# Start of Recorded information

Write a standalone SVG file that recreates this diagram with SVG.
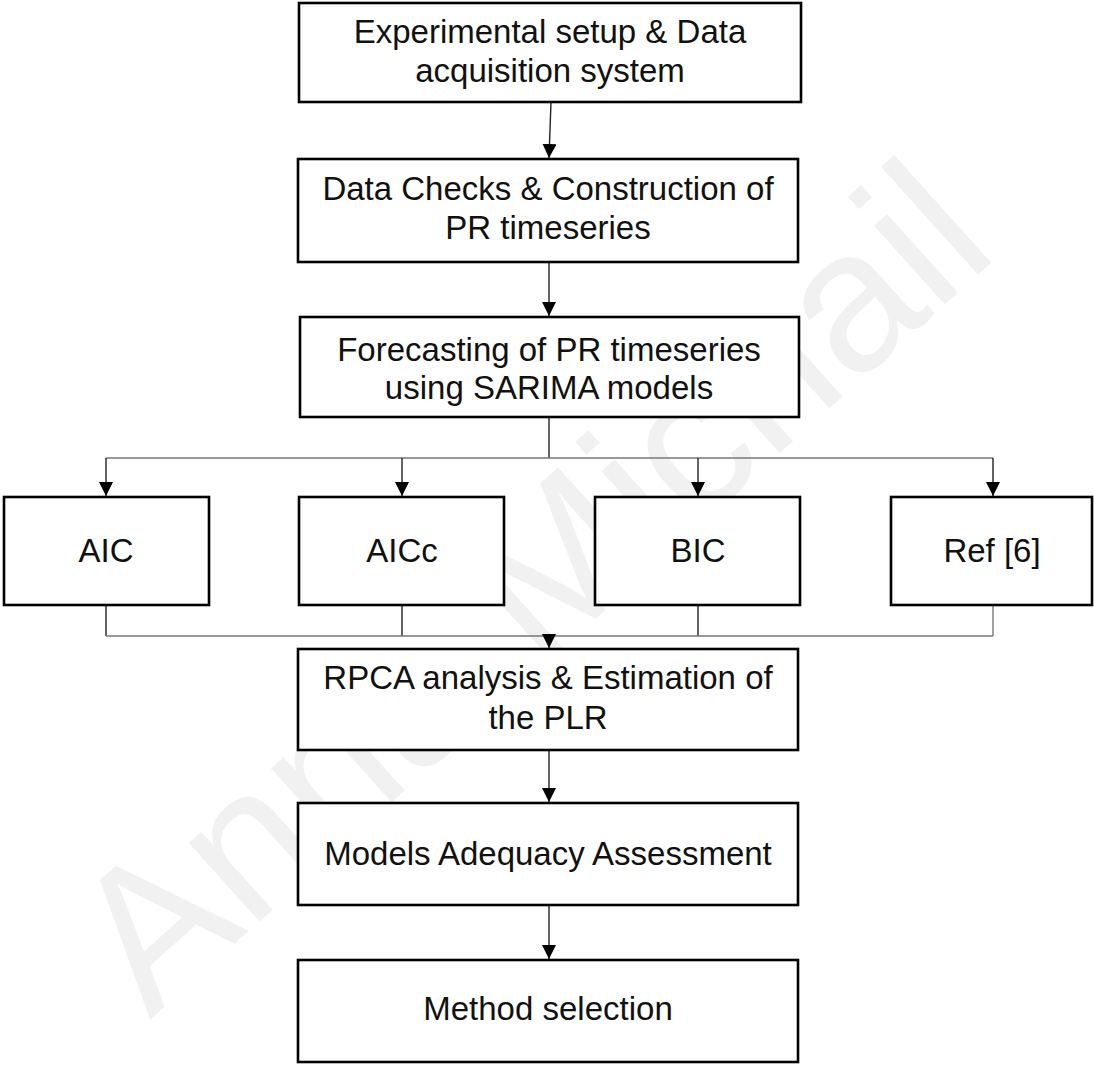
<svg xmlns="http://www.w3.org/2000/svg" width="1094" height="1065" viewBox="0 0 1094 1065">
<style>
.box{fill:#fff;stroke:#000;stroke-width:2.6}
.t{font-family:"Liberation Sans",Arial,sans-serif;font-size:33px;fill:#111;text-anchor:middle}
.c{fill:none;stroke:#222;stroke-width:1.4}
.g{fill:none;stroke:#777;stroke-width:1.4}
.wm{font-family:"Liberation Sans",Arial,sans-serif;font-size:200px;fill:#f1f1f1}
</style>
<defs>
<marker id="arr" viewBox="0 0 14 14" refX="14" refY="7" markerWidth="14" markerHeight="14" markerUnits="userSpaceOnUse" orient="auto">
<path d="M0,0 L14,7 L0,14 Z" fill="#000"/>
</marker>
</defs>
<rect width="1094" height="1065" fill="#fff"/>
<text class="wm" transform="translate(150,1020) rotate(-42)">Anna Michail</text>
<g id="connectors">
<path class="c" d="M551,102 L549,158" marker-end="url(#arr)"/>
<path class="c" d="M549,262 L549,316" marker-end="url(#arr)"/>
<path class="c" d="M549,417 L549,458"/>
<path class="g" d="M106,458 H993"/>
<path class="c" d="M106,458 V496" marker-end="url(#arr)"/>
<path class="c" d="M402,458 V496" marker-end="url(#arr)"/>
<path class="c" d="M698,458 V496" marker-end="url(#arr)"/>
<path class="c" d="M993,458 V496" marker-end="url(#arr)"/>
<path class="c" d="M106,605 V636"/>
<path class="c" d="M402,605 V636"/>
<path class="c" d="M698,605 V636"/>
<path class="g" d="M993,605 V636"/>
<path class="g" d="M106,636 H993"/>
<path class="c" d="M549,636 V648" marker-end="url(#arr)"/>
<path class="c" d="M549,750 V802" marker-end="url(#arr)"/>
<path class="c" d="M549,905 V959" marker-end="url(#arr)"/>
</g>
<g id="n1"><rect class="box" x="299" y="3" width="502" height="99"/>
<text class="t" x="550" y="43">Experimental setup &amp; Data</text>
<text class="t" x="550" y="82">acquisition system</text></g>
<g id="n2"><rect class="box" x="298" y="159" width="500" height="103"/>
<text class="t" x="548" y="200">Data Checks &amp; Construction of</text>
<text class="t" x="548" y="239">PR timeseries</text></g>
<g id="n3"><rect class="box" x="300" y="317" width="499" height="100"/>
<text class="t" x="549" y="361">Forecasting of PR timeseries</text>
<text class="t" x="549" y="399">using SARIMA models</text></g>
<g id="n4"><rect class="box" x="4" y="497" width="205" height="108"/>
<text class="t" x="106" y="562">AIC</text></g>
<g id="n5"><rect class="box" x="299" y="497" width="205" height="108"/>
<text class="t" x="402" y="562">AICc</text></g>
<g id="n6"><rect class="box" x="595" y="497" width="205" height="108"/>
<text class="t" x="698" y="562">BIC</text></g>
<g id="n7"><rect class="box" x="891" y="497" width="201" height="108"/>
<text class="t" x="992" y="562">Ref [6]</text></g>
<g id="n8"><rect class="box" x="298" y="649" width="500" height="101"/>
<text class="t" x="548" y="689">RPCA analysis &amp; Estimation of</text>
<text class="t" x="548" y="729">the PLR</text></g>
<g id="n9"><rect class="box" x="298" y="803" width="500" height="102"/>
<text class="t" x="548" y="865">Models Adequacy Assessment</text></g>
<g id="n10"><rect class="box" x="298" y="960" width="500" height="102"/>
<text class="t" x="548" y="1020">Method selection</text></g>
</svg>
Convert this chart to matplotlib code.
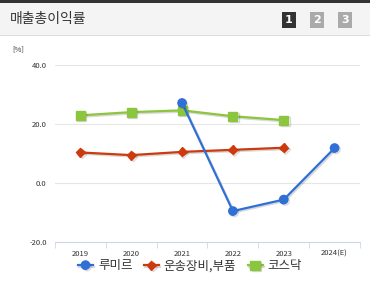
import numpy as np
import matplotlib.pyplot as plt
import matplotlib.patheffects as pe
from matplotlib.patches import Rectangle

plt.rcParams['font.family'] = ['Noto Sans CJK KR', 'DejaVu Sans']

years = ["2019", "2020", "2021", "2022", "2023", "2024(E)"]
lumir = [np.nan, np.nan, 27.1, -9.6, -5.7, 11.8]
transport = [10.3, 9.4, 10.5, 11.2, 11.9, np.nan]
kosdaq = [22.9, 24.0, 24.6, 22.6, 21.3, np.nan]
series_names = ["루미르", "운송장비,부품", "코스닥"]

fig = plt.figure(figsize=(3.7, 2.85), dpi=100)

# header band
fig.patches.append(Rectangle((0, 1 - 35 / 285), 1, 32 / 285, transform=fig.transFigure,
                             facecolor="#f4f4f4", edgecolor="none", zorder=0))
fig.patches.append(Rectangle((0, 1 - 3 / 285), 1, 3 / 285, transform=fig.transFigure,
                             facecolor="#333333", edgecolor="none", zorder=1))
fig.patches.append(Rectangle((0, 1 - 36 / 285), 1, 1 / 285, transform=fig.transFigure,
                             facecolor="#dddddd", edgecolor="none", zorder=1))
fig.text(10 / 370, 1 - 19 / 285, "매출총이익률", fontsize=10, color="#333333", va="center")
for i, (lbl, col) in enumerate(zip(["1", "2", "3"], ["#333333", "#aaaaaa", "#aaaaaa"])):
    x0 = 282 + i * 28
    fig.patches.append(Rectangle((x0 / 370, 1 - 28 / 285), 14 / 370, 16 / 285,
                                 transform=fig.transFigure, facecolor=col, edgecolor="none"))
    fig.text((x0 + 7) / 370, 1 - 20 / 285, lbl, fontsize=8, fontweight="bold",
             color="white", ha="center", va="center", family="DejaVu Sans")

fig.text(12 / 370, 1 - 49 / 285, "[%]", fontsize=5.5, color="#333333", va="center")

ax = fig.add_axes([55 / 370, 1 - 241.7 / 285, 305 / 370, 176.7 / 285])
x = np.arange(len(years))
shadow = [pe.SimpleLineShadow(offset=(1, -1), alpha=0.15, shadow_color="black"), pe.Normal()]

ax.plot(x, lumir, color="#2f6fd6", lw=1.6, marker="o", ms=6, label=series_names[0],
        zorder=5, path_effects=shadow)
ax.plot(x, transport, color="#cc3a0e", lw=1.6, marker="D", ms=4.5, label=series_names[1],
        zorder=4, path_effects=shadow)
ax.plot(x, kosdaq, color="#8cc63e", lw=1.6, marker="s", ms=6.5, label=series_names[2],
        zorder=3, path_effects=shadow)

ax.set_xlim(-0.5, 5.5)
ax.set_ylim(-20, 40)
ax.set_yticks([-20, 0, 20, 40])
ax.set_yticklabels(["-20.0", "0.0", "20.0", "40.0"])
ax.set_xticks(x)
ax.set_xticklabels(years)
ax.set_xticks(np.arange(-0.5, 6, 1), minor=True)
ax.tick_params(axis="x", which="major", length=0, labelsize=5.5, colors="#333333", pad=6)
ax.tick_params(axis="x", which="minor", length=4, color="#ccd6eb", direction="out")
ax.tick_params(axis="y", length=0, labelsize=5.5, colors="#333333", pad=6)
for s in ["top", "right", "left"]:
    ax.spines[s].set_visible(False)
ax.spines["bottom"].set_color("#ccd6eb")
for yv in [0, 20, 40]:
    ax.axhline(yv, color="#e6e6e6", lw=0.8, zorder=0)

fig.legend(loc="center", bbox_to_anchor=(190 / 370, 1 - 266 / 285), ncol=3, frameon=False,
           fontsize=9, handlelength=1.2, handletextpad=0.4, columnspacing=0.9, labelcolor="#333333")

fig.savefig("out.png", dpi=100)
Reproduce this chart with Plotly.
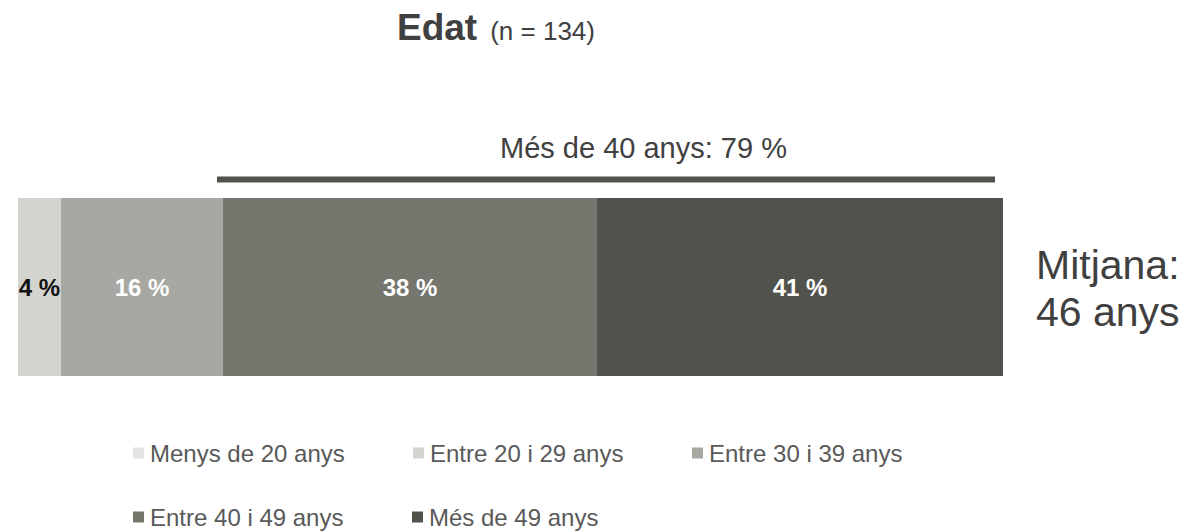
import plotly.graph_objects as go

# ---- data ----
categories = ["Menys de 20 anys", "Entre 20 i 29 anys", "Entre 30 i 39 anys",
              "Entre 40 i 49 anys", "Més de 49 anys"]
values = [0.0, 4.4, 16.4, 38.0, 41.2]
colors = ["#e4e4e2", "#d3d3cf", "#a6a8a1", "#75766e", "#52524c"]
label_colors = ["#111111", "#111111", "#ffffff", "#ffffff", "#ffffff"]
row_label = "Edat"
n_total = 134
mean_age = 46

FONT = "Liberation Sans, Arial, sans-serif"
OFF = 8                      # default body margin of the html page
W, H = 1204 - OFF, 531 - OFF
ML, MT = 18 - OFF, 198 - OFF
MR = W - (1003 - OFF)
MB = H - (376 - OFF)
PW = W - ML - MR
PH = H - MT - MB


def px(x):
    """page pixel x -> paper coordinate"""
    return (x - OFF - ML) / PW


def py(y):
    """page pixel y -> paper coordinate"""
    return (H - MB - (y - OFF)) / PH


fig = go.Figure()
for cat, v, c, lc in zip(categories, values, colors, label_colors):
    fig.add_trace(go.Bar(
        x=[v], y=[row_label], orientation="h", name=cat,
        marker=dict(color=c, line=dict(width=0)),
        text=[f"{v:.0f} %" if v > 0 else ""],
        textposition="inside", insidetextanchor="middle", textangle=0,
        constraintext="none",
        textfont=dict(family=FONT, size=24, color=lc, weight="bold"),
        showlegend=False, hoverinfo="skip",
    ))

over40 = round(values[3] + values[4])

annotations = [
    dict(text=f"Més de 40 anys: {over40} %", xref="paper", yref="paper",
         x=px(643.5), y=py(148), xanchor="center", yanchor="middle",
         showarrow=False, font=dict(family=FONT, size=29, color="#404040")),
    dict(text="Mitjana:", xref="paper", yref="paper",
         x=px(1034), y=py(265), xanchor="left", yanchor="middle", align="left",
         showarrow=False, font=dict(family=FONT, size=41, color="#404040")),
    dict(text=f"{mean_age} anys", xref="paper", yref="paper",
         x=px(1034), y=py(312), xanchor="left", yanchor="middle", align="left",
         showarrow=False, font=dict(family=FONT, size=41, color="#404040")),
]
shapes = [
    dict(type="line", xref="paper", yref="paper", x0=px(217), x1=px(995),
         y0=py(179.5), y1=py(179.5), line=dict(color="#52524c", width=6)),
]

# custom legend (positions in page pixels)
legend_pos = [(133, 453), (413, 453), (692, 453), (133, 517), (412, 517)]
sq = 11
for cat, c, (lx, ly) in zip(categories, colors, legend_pos):
    shapes.append(dict(type="rect", xref="paper", yref="paper",
                       x0=px(lx), x1=px(lx + sq), y0=py(ly + sq / 2), y1=py(ly - sq / 2),
                       fillcolor=c, line=dict(width=0)))
    annotations.append(dict(text=cat, xref="paper", yref="paper",
                            x=px(lx + sq + 4), y=py(ly), xanchor="left", yanchor="middle",
                            showarrow=False,
                            font=dict(family=FONT, size=24, color="#595959")))

fig.update_layout(
    width=W, height=H,
    margin=dict(l=ML, r=MR, t=MT, b=MB, pad=0),
    barmode="stack", bargap=0,
    paper_bgcolor="white", plot_bgcolor="white",
    title=dict(text=f"<b>Edat</b><span style='font-size:26px'>&#8194;(n = {n_total})</span>",
               x=(397 - OFF) / W, xanchor="left", y=1 - (27 - OFF) / H, yanchor="middle",
               yref="container", xref="container",
               font=dict(family=FONT, size=37, color="#404040")),
    xaxis=dict(range=[0, 100], visible=False, fixedrange=True),
    yaxis=dict(range=[-0.5, 0.5], visible=False, fixedrange=True),
    uniformtext=dict(mode="show", minsize=24),
    annotations=annotations, shapes=shapes,
    font=dict(family=FONT),
)

fig.write_html("out.html", config={"displayModeBar": False})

# End of Recorded information

## What to do
Leave the pictures out and print, exactly as written, every line from the one holding "Convert this chart to matplotlib code." down to the one holding "plt.rcParams['font.family'] = ['Noto", both of those included.

## Exercise result
Convert this chart to matplotlib code.
import numpy as np
import matplotlib.pyplot as plt
import matplotlib.patheffects as pe
from matplotlib.patches import Rectangle

plt.rcParams['font.family'] = ['Noto Sans CJK KR', 'DejaVu Sans']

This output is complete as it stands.